I’d recommend that you speak to your waste contractor as soon as possible to ensure you are separating the right materials for them to collect. If they tell you they have produced a written assessment that notes it isn’t possible to separate these materials, ask for a copy of it. You should also investigate if any other contractors in your area will collect these materials separately.
It may be that your existing contractor will collect the residual waste and most dry recyclables, while you use a specialist local paper and cardboard merchant and a company that deals with food waste. Don’t just assume your contractor will meet your legal requirements, but check to see if you can arrange alternatives that meet your duty of care under the new legislation.
At The Recycling Association, we welcome these new rules. Sorting technology these days has improved vastly, with many recycling facilities using AI technology to identify and remove materials in the process. Very high quality can be achieved at these state-of-the-art facilities that produce a secondary commodity for use as new products in the circular economy.
But keeping paper and cardboard separate where possible should help raise overall quality. These fibre-based materials are both easily contaminated and a contaminant. Excessive plastics or food waste for example can damage the structure making it harder to recycle. While wet paper and cardboard can attach itself to glass, metals and plastics making these harder to recycle.
The simpler we can keep things, the better to ensure these materials are recycled efficiently.
Guidance
If you need more information, WRAP has produced useful guidance for health and social care workplaces which can be found here.
For those that also offer hospitality-like restaurants and coffee shops, it is probably worth looking at the guidance here.
WRAP are also providing downloadable communication resources to promote recycling in your workplace, and these can be found here.
These new regulations are also an opportunity to assess your overall waste management and recycling provision.
Next is reuse, so can you replace something disposable with something that can be used again and again?
Then recycle, and if that isn’t possible, send to an energy-from-waste facility, and finally landfill.
One other consideration is your sensitive and confidential documents and electronics that store this data.
Firstly, it might be worth considering the waste hierarchy and moving whatever you can up this.
At the top of the hierarchy is prevention, so identify ways not to create waste in the first place, or at least minimise it.
Security
The Recycling Association also runs the United Kingdom Security Shredding Association (UKSSA) that represents companies that offer security shredding services. UKSSA members represent the gold standard of security shredding.

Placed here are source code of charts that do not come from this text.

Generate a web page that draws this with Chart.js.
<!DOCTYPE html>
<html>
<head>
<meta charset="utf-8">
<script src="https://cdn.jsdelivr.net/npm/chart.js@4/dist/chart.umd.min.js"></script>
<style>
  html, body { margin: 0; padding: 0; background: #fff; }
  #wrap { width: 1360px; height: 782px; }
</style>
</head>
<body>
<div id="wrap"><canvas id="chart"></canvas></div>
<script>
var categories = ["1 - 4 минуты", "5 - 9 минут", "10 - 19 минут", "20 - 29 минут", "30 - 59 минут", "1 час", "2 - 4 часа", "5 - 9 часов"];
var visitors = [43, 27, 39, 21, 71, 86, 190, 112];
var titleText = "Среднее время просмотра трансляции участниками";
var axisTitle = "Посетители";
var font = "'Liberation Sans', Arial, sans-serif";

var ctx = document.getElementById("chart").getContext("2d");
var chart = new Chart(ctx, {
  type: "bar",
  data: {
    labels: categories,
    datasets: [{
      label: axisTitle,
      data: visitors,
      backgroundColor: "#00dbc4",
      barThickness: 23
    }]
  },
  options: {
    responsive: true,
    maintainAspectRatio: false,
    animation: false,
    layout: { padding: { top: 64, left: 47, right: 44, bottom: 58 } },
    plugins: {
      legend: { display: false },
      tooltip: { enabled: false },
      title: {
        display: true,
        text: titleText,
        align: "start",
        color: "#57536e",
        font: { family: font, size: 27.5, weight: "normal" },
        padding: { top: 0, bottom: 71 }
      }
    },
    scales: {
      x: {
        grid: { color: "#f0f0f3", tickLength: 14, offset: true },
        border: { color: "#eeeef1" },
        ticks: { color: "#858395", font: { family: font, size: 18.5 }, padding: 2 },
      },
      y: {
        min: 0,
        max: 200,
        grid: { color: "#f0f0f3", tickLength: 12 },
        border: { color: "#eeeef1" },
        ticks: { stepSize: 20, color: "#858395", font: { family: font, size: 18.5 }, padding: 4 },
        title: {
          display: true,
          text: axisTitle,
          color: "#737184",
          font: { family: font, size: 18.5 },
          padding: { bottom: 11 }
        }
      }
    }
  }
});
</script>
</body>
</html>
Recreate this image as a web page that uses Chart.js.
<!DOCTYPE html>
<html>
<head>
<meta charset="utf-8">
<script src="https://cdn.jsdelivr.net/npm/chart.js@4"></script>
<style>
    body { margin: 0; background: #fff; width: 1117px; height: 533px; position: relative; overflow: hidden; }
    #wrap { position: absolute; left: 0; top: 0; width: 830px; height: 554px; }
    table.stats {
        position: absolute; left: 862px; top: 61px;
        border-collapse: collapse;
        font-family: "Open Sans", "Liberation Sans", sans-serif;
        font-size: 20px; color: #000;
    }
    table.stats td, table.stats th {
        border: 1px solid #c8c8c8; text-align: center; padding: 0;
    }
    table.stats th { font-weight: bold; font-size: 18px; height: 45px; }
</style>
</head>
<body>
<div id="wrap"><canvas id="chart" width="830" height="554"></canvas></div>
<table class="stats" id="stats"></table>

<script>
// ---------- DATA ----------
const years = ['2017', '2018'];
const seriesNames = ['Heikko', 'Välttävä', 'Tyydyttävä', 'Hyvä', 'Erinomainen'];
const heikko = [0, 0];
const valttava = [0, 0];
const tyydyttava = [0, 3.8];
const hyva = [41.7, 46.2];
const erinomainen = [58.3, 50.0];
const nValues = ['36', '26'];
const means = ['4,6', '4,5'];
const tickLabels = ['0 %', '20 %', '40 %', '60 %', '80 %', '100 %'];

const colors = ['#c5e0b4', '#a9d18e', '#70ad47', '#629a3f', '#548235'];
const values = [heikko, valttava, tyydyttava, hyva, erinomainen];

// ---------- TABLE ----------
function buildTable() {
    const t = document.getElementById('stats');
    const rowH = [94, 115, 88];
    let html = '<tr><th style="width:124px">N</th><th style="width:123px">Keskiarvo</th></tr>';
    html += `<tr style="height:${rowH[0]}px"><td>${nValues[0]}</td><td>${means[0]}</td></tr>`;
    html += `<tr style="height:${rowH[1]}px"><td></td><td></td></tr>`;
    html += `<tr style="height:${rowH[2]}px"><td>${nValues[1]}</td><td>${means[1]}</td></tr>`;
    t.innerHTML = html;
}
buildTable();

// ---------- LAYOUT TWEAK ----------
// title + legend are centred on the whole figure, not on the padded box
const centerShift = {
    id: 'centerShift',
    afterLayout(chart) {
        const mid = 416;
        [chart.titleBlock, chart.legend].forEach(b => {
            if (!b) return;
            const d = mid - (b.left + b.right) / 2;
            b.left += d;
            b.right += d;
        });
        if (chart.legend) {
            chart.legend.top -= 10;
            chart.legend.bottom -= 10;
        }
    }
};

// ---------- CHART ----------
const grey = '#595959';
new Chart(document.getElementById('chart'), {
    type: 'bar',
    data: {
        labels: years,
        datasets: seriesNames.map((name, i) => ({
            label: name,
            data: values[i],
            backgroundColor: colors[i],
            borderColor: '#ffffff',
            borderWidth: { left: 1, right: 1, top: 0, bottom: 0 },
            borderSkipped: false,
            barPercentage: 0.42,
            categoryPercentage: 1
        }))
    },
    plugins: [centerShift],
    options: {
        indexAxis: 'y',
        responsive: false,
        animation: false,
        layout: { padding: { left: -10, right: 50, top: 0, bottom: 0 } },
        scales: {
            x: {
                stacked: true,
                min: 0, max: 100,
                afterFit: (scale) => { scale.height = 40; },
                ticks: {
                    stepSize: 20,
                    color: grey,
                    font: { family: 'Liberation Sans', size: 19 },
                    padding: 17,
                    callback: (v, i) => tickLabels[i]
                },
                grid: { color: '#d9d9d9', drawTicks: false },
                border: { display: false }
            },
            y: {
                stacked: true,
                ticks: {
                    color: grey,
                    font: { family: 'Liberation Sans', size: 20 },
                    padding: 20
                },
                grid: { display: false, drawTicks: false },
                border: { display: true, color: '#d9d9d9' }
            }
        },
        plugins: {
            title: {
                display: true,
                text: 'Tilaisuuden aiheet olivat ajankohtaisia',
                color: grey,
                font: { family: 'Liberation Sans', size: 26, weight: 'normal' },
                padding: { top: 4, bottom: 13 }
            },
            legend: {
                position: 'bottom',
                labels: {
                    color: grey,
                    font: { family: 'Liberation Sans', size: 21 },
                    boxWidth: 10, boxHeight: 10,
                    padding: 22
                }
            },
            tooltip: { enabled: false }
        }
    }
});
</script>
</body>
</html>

This is because they undergo a strict auditing process every two years to ensure they meet the BS EN 15713:2023 standard when it comes to dealing with your confidential documents and electronic devices. You can be assured that these will be dealt with professionally, data will not escape, and they will be treated in the most sustainable way once destroyed.
If you are offered or use a security shredding service that is not operated by an UKSSA member, then I suggest you ask them to join UKSSA to be audited or choose another contractor.
Overall, it is clear we have done a huge amount to improve our recycling in the UK over the last couple of decades. But we need to take the next steps to ensure we produce less waste, recycle more and send less to energy-from-waste facilities and landfill.
To be a full part of the circular economy, it is essential that the materials we produce for recycling are clean and easy to recycle. These Simpler Recycling reforms in England will go a long way to help with that, and mean we catch up with provisions already in place in the rest of the UK.